3.2.1. Bérénice ou la mise au monde

En bien des points, le discours de Bérénice (17) ressemble à celui de Gautier. L’instituteur évoquait de façon récurrente les problèmes de charges à répartir. L’éducatrice quant à elle demande de partager le temps : « prendre » ou « dégager un temps » sont des expressions qu’elle emploie près d’une dizaine de fois. Mais les perspectives des deux enseignants sont opposées. Gautier cherche à négocier l’exclusion de son élève. Au contraire, Bérénice veut que l’enfant dont elle s’occupe soit plus intégré aux différents espaces de travail :

118.   6 3 c'est vrai qu'on est pris par le temps, par le quotidien,
119.   6 3 et souvent il y a des choses sur lesquelles on passe plus vite,
120.   6 3 et il faut peut-être aussi, certainement qu'on puisse se relayer,
121. PR 6 3 que ce ne soit pas toujours la même personne qui ait ce souci là,
122. PR 6 3 pour se dire qu'à telle activité, c'est telle personne qui va faire particulièrement attention à lui,

L’éducatrice se décrit en retrait des mondes, dans l’espace de relativisation des pratiques, où rien n’a vraiment de sens : tout passe. Mais elle considère la concertation interprofessionnelle comme un moment de rupture avec l’ordre du quotidien.

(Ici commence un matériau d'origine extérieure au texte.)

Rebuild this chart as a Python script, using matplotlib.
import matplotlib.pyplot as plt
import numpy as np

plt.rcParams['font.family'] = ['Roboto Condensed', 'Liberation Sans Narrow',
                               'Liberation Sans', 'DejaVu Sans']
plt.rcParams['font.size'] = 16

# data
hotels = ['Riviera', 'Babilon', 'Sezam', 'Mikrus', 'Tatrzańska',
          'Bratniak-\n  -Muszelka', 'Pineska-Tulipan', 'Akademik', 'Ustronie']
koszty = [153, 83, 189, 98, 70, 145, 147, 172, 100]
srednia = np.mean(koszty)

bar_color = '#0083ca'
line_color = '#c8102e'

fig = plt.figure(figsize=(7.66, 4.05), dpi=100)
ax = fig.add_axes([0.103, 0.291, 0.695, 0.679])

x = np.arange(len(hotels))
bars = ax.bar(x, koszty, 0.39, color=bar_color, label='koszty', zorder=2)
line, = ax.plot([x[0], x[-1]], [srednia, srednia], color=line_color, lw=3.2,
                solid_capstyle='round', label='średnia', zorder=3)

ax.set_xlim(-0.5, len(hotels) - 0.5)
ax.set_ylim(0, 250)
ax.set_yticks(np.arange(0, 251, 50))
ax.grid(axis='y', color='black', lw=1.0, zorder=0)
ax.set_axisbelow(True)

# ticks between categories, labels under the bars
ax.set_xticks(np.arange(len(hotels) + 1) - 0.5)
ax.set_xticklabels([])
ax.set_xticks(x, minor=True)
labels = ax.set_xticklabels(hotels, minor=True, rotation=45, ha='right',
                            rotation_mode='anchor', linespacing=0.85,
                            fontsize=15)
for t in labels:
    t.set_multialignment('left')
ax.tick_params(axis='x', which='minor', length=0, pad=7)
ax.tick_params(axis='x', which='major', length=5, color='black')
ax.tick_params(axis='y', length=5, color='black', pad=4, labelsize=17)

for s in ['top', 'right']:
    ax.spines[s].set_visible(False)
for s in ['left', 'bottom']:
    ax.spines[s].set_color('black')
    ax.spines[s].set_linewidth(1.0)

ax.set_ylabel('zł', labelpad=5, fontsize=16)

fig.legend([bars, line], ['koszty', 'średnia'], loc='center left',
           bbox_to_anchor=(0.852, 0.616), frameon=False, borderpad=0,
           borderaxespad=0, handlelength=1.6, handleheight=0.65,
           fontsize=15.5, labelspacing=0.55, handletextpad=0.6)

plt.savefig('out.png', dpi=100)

Aux tournures impersonnelles (« il y a des choses ») et aux pronoms indéfinis (« on est pris », « on passe ») témoignant d’un monde sans sujets, succèdent des références explicites à des « personnes », des objets (« des activités ») et des relations (« faire attention »). Cette modification du langage atteste du projet de l’éducatrice d’inscrire son protégé dans les échanges des mondes communs.

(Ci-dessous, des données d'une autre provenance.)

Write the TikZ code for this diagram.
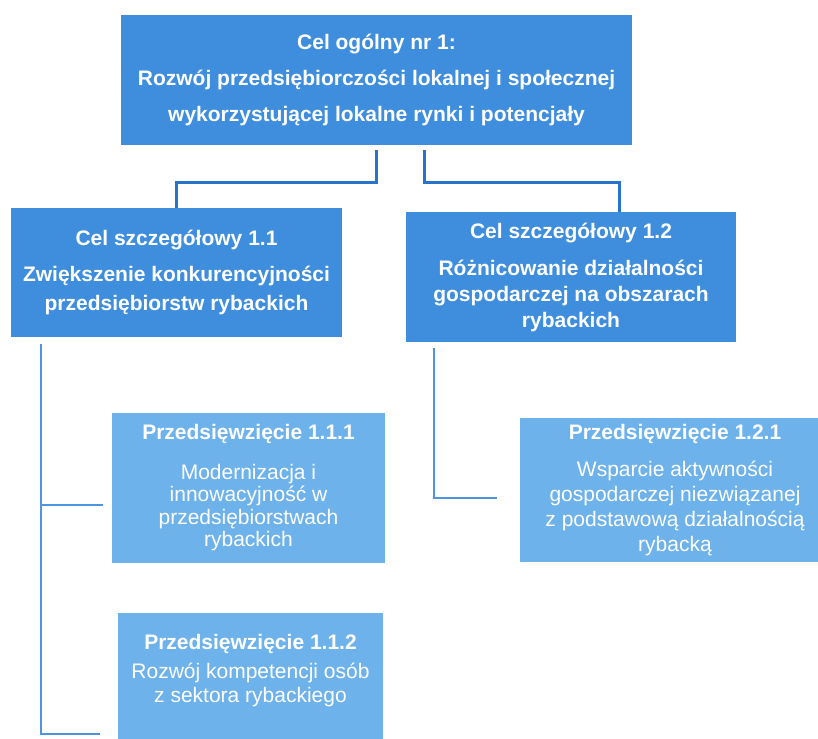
\documentclass[tikz,border=0pt]{standalone}
\usepackage{fontspec}
\setmainfont{Liberation Sans}
\definecolor{celblue}{RGB}{62,142,221}
\definecolor{actblue}{RGB}{110,178,236}
\definecolor{lineblue}{RGB}{40,116,202}
\definecolor{linelight}{RGB}{78,148,226}
\tikzset{
	goal/.style={fill=celblue, text=white, align=center, inner sep=0pt},
	action/.style={fill=actblue, text=white, align=center, inner sep=0pt},
	link/.style={draw=lineblue, line width=3pt},
	sublink/.style={draw=linelight, line width=2.5pt}
}
\begin{document}
\begin{tikzpicture}[x=1pt,y=-1pt]
		\useasboundingbox (0,0) rectangle (818,738);
		\clip (0,0) rectangle (818,738);
		\node[goal, minimum width=511pt, minimum height=130pt, font=\fontsize{21}{36}\selectfont\bfseries] (top) at (376.5,80) {Cel ogólny nr 1:\\Rozwój przedsiębiorczości lokalnej i społecznej\\wykorzystującej lokalne rynki i potencjały};
		\node[goal, minimum width=331pt, minimum height=129pt, font=\fontsize{21}{29}\selectfont\bfseries] (cel11) at (176.5,272.5) {Cel szczegółowy 1.1\\[7pt]Zwiększenie konkurencyjności\\przedsiębiorstw rybackich};
		\node[goal, minimum width=330pt, minimum height=130pt, font=\fontsize{21}{26}\selectfont\bfseries] (cel12) at (571,277) {Cel szczegółowy 1.2\\[11pt]Różnicowanie działalności\\gospodarczej na obszarach\\rybackich};
		\node[action, minimum width=273pt, minimum height=150pt, font=\fontsize{21}{22.5}\selectfont] (p111) at (248.5,488) {\textbf{Przedsięwzięcie 1.1.1}\\[17pt]Modernizacja i\\innowacyjność w\\przedsiębiorstwach\\rybackich};
		\node[action, minimum width=310pt, minimum height=144pt, font=\fontsize{21}{25}\selectfont] (p121) at (675,490) {\textbf{Przedsięwzięcie 1.2.1}\\[12pt]Wsparcie aktywności\\gospodarczej niezwiązanej\\z podstawową działalnością\\rybacką};
		\node[action, minimum width=265pt, anchor=north, inner ysep=21pt, font=\fontsize{21}{24}\selectfont] (p112) at (250.5,613) {\textbf{Przedsięwzięcie 1.1.2}\\[5pt]Rozwój kompetencji osób\\z sektora rybackiego\rule[-40pt]{0pt}{0pt}};
		\coordinate (split) at ([yshift=-37pt]top.south);
		\draw[link] ([yshift=-5pt]top.south) -- (split) -| (cel11.north);
		\draw[link] ([xshift=48pt,yshift=-5pt]top.south) -- ([xshift=48pt]split) -| ([xshift=48pt]cel12.north);
		\draw[sublink] ([xshift=30pt,yshift=-7pt]cel11.south west) |- ([xshift=-9pt,yshift=-17pt]p111.west);
		\draw[sublink] ([xshift=30pt,yshift=-7pt]cel11.south west) |- ([xshift=-18pt]p112.west |- 0,734);
		\draw[sublink] ([xshift=28pt,yshift=-6pt]cel12.south west) |- ([xshift=-23pt,yshift=-8pt]p121.west);
	\end{tikzpicture}
\end{document}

Mais cet enfant est « un enfant dont on parle peu » (187). Victime de multiples et lourdes déficiences, il paraît le plus souvent exclu des activités comme des relations. Par rapport à cette double difficulté, Bérénice fait le choix d’une clarification que le travail antérieur d’observation semble justifier :

149. PR 6 4 c'est vrai que cet enfant il est assez mystérieux,
150.   6 4 donc je pense que jusque là on avait beaucoup d'observations
151.   6 4 et on ne savait pas quoi faire avec lui, et comment s'y prendre….
153.   1 4 Alors, c'est sûr qu'avec cet enfant là,
154. NS 1 4 on ne fera peut-être pas des activités extraordinaires
155. NS 1 4 on rabaisse un petit peu certains objectifs, de jeux de construction ou de choses comme ça,
157. PR 1 4 mais par contre, oui, on sait qu'on pourra lui proposer peut-être un meilleur confort de bien-être, dans son corps, quoi,
158. PR 1 4 parce que je crois que c'est surtout ça, c'est surtout avec ça, qu'on rentre en relation avec lui, donc…

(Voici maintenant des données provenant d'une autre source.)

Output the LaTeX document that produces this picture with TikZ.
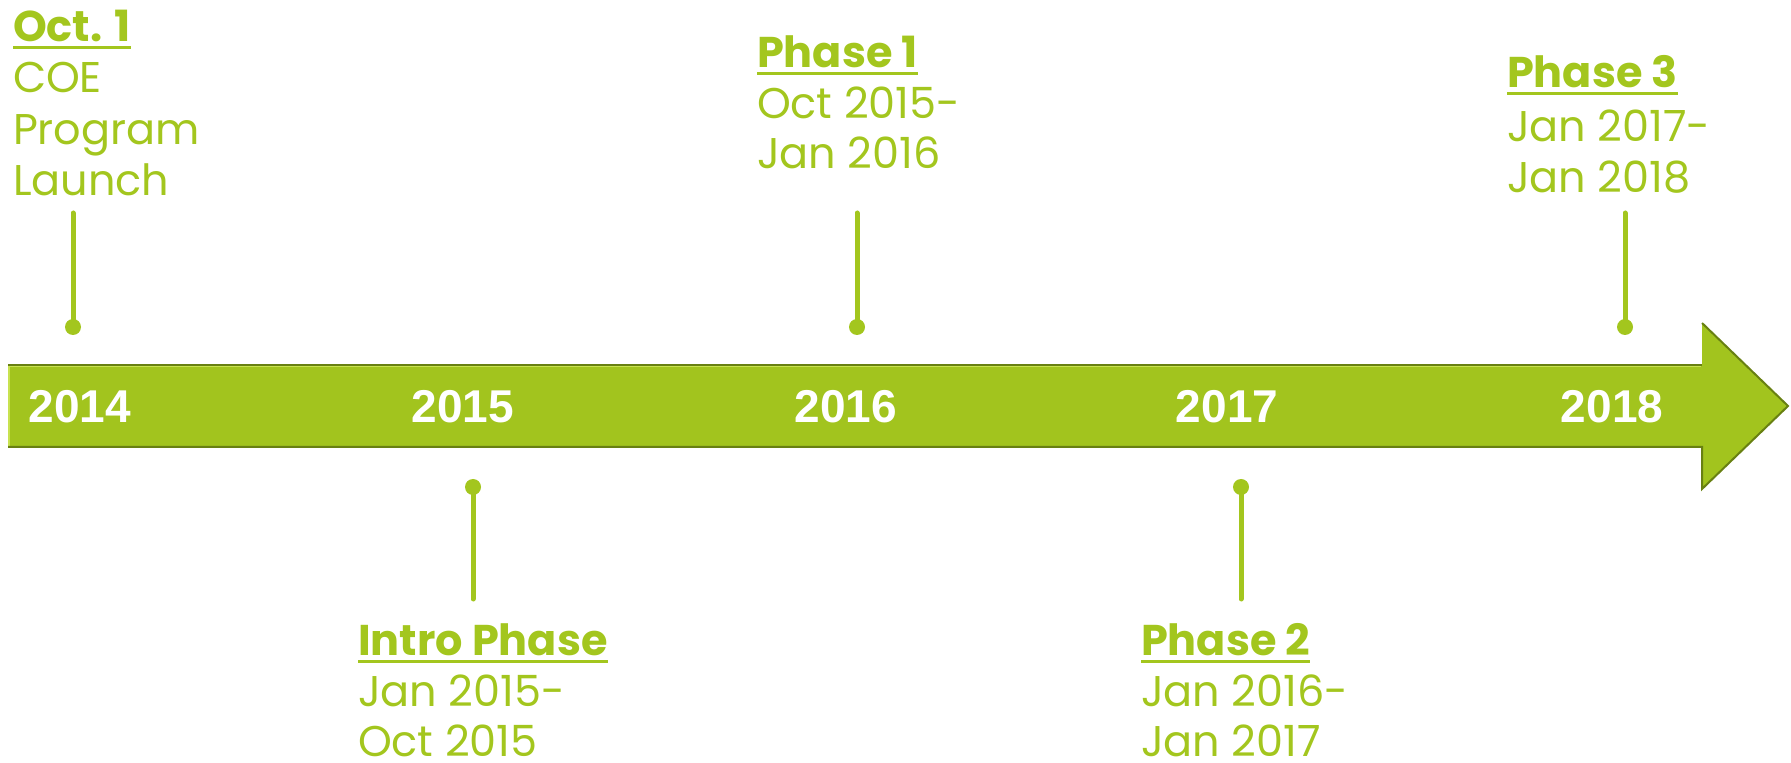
\documentclass[tikz,border=0pt]{standalone}
\usepackage{fontspec}
\setmainfont{Poppins}
\newfontfamily\yearfont{Liberation Sans}
\usetikzlibrary{positioning}
\definecolor{limegreen}{RGB}{163,198,30}
\definecolor{arrowgreen}{RGB}{162,196,30}
\definecolor{arrowedge}{RGB}{104,128,18}
\definecolor{arrowlight}{RGB}{200,226,80}
\tikzset{
    tnode/.style = {inner sep=0pt, outer sep=0pt, anchor=base west},
    head_text/.style = {tnode, text=limegreen, font=\fontsize{21.5}{25.5}\selectfont\bfseries},
    body_text/.style = {tnode, text=limegreen, font=\fontsize{21.5}{25.5}\selectfont},
    last_line/.style = {body_text, text depth=0pt},
    year/.style = {inner sep=0pt, anchor=base, text=white, font=\fontsize{23}{27}\selectfont\yearfont\bfseries},
    uline/.style = {draw=limegreen, line width=1.5pt},
    pin_line/.style = {draw=limegreen, line width=2.5pt, line cap=round},
    pin_dot/.style = {circle, fill=limegreen, inner sep=0pt, minimum size=8pt}
}

\begin{document}
\begin{tikzpicture}[x=0.5pt, y=-0.5pt]
    \useasboundingbox (0,0) rectangle (1791,763);

    % the big arrow
    \fill[arrowgreen] (8,365) -- (1702,365) -- (1702,323) -- (1788,406)
        -- (1702,489) -- (1702,447) -- (8,447) -- cycle;
    \draw[arrowlight, line width=1pt] (9,446) -- (9,366) -- (1701,366);
    \draw[arrowedge, line width=1pt] (8,365) -- (1702,365);
    \draw[arrowedge, line width=1pt] (8,447) -- (1702,447) -- (1702,489) -- (1788,406) -- (1702,323);

    % years
    \foreach \yr/\xc in {2014/80, 2015/463, 2016/846, 2017/1227, 2018/1612}
        \node[year] (y\yr) at (\xc,423) {\yr};

    % pins above
    \foreach \nm/\xc in {launch/73, one/857, three/1625} {
        \coordinate (\nm top) at (\xc,213);
        \node[pin_dot] (\nm dot) at (\xc,327) {};
        \draw[pin_line] (\nm top) -- (\nm dot.center);
    }
    % pins below
    \foreach \nm/\xc in {intro/473, two/1241} {
        \node[pin_dot] (\nm dot) at (\xc,487) {};
        \coordinate (\nm end) at (\xc,599);
        \draw[pin_line] (\nm dot.center) -- (\nm end);
    }

    % Oct. 1
    \node[head_text] (launch) at (13,42) {Oct. 1};
    \node[body_text] (launch1) at (13,93) {COE};
    \node[body_text] (launch2) at (13,145) {Program};
    \node[body_text] (launch3) at (13,196) {Launch};

    % intro phase
    \node[head_text] (intro) at (358,655) {Intro Phase};
    \node[body_text] (intro1) at (358,706) {Jan 2015-};
    \node[last_line] (intro2) at (358,756) {Oct 2015};

    % phase 1
    \node[head_text] (one) at (757,68) {Phase 1};
    \node[body_text] (one1) at (757,119) {Oct 2015-};
    \node[body_text] (one2) at (757,169) {Jan 2016};

    % phase 2
    \node[head_text] (two) at (1141,655) {Phase 2};
    \node[body_text] (two1) at (1141,706) {Jan 2016-};
    \node[last_line] (two2) at (1141,756) {Jan 2017};

    % phase 3
    \node[head_text] (three) at (1507,88) {Phase 3};
    \node[body_text] (three1) at (1507,142) {Jan 2017-};
    \node[body_text] (three2) at (1507,193) {Jan 2018};

    % underlines
    \foreach \nm in {launch, intro, one, two, three}
        \draw[uline] ([yshift=-3pt]\nm.base west) -- ([yshift=-3pt]\nm.base east);
\end{tikzpicture}
\end{document}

Aucun monde n’a prévu la situation de polyhandicap. Celle-ci, impensable, ne génère que violence ou rejet. L’intégration d’un enfant atteint de multiples déficiences passe d’abord par une intégration aux mondes de références communs, aux registres de la pensée, du langage, de la communication. C’est ce que propose Bérénice, en multipliant les rencontres interprofessionnelles et proposant à chacun de ses interlocuteurs un moment de clarification. Il s’agit de se poser la question de la souffrance avec l’infirmière ; des compétences motrices avec le kinésithérapeute ; du confort avec les éducateurs ; et de gérer peut-être seule celle des objectifs cognitifs. Si les objets du monde Praxis et relation sont le plus souvent mobilisés, ce n’est pas pour prétendre à son hégémonie sur l’ensemble des pratiques. C’est juste pour permettre à chaque acteur de « prendre un temps » pour rentrer en relation avec l’enfant.

Pour advenir, ces temps de relation particulière nécessitent un temps collectif, de retrait à nouveau hors des mondes :

136.   6 3 Et donc, suite à la synthèse, il faudra qu'on prenne un temps, nous,
137.   6 3 quand on fait les emplois du temps,
138.   6 3 pour déterminer qui fait quoi, et à quel moment.

Le projet qui réunira ces acteurs n’est pas celui de Gautier, qui veut aménager des « temps morts ». Il s’agit, au contraire, d’une mise au monde.